Maybank makes fixed-rate mortgages cheaper

MAYBANK aims to counter the rising popularity of floating-rate home loans by making its fixed-rate loans cheaper.

It has cut rates on its three-year fixed-rate package, it said yesterday.

Home owners will now pay 1.6 per cent for the first year, 2.2 per cent for the second, 2.9 per cent for the third and 3.75 per cent thereafter.

The final rate is the bank’s board rate and subject to change, but Maybank said it has not been adjusted since it was implemented in February 2007.

Previously, the package charged 3.58 per cent in each of the first three years and 3.75 per cent thereafter.

Although the promotion is being advertised as a refinancing package, Maybank said the special rates are also open to new home buyers, and apply to both HDB flats and private properties.

But there are some conditions: The loans cannot be for more than 70 per cent of the property’s purchase price, and the rates apply only to completed homes that are owner-occupied.

Maybank’s move comes as more people turn to floating-rate loans pegged to transparent indicators such as the Singapore Interbank Offered Rate (Sibor) and the Swap Offer Rate (SOR).

These rates have plunged recently, making floating-rate loans more attractive.
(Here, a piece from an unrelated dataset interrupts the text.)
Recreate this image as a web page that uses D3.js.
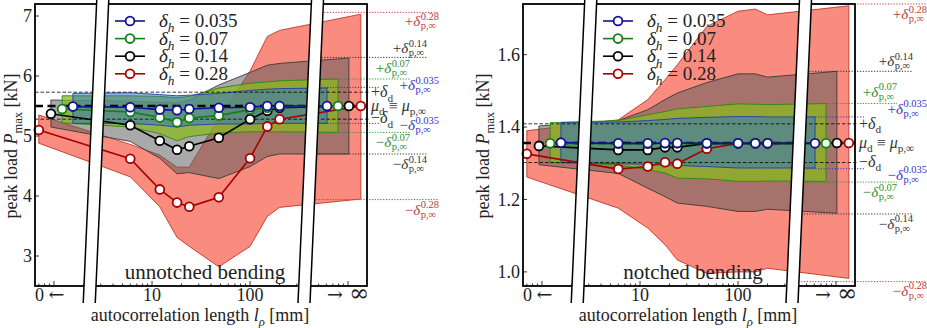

Sibor touched 0.68 per cent last month. With a mark-up of 1.25 percentage points - as in one package offered by
HSBC Bank - a Sibor-pegged mortgage rate would come up to 1.93 per cent.

An HSBC spokesman said yesterday that most of its home loan clients opt for Sibor-pegged packages as ‘they like the transparency these loans offer’.

Maybank does not offer Sibor-pegged loans, though it has floating-rate loans.

Its consumer banking head Helen Neo said Sibor is already close to 10-year lows and there is no guarantee it will continue the downward trend. She noted that rates can fluctuate by as much as
3 per cent over three-year periods.

She said: ‘We are confident people will welcome the peace of mind that fixed-rate packages can offer, particularly in times of such volatility.’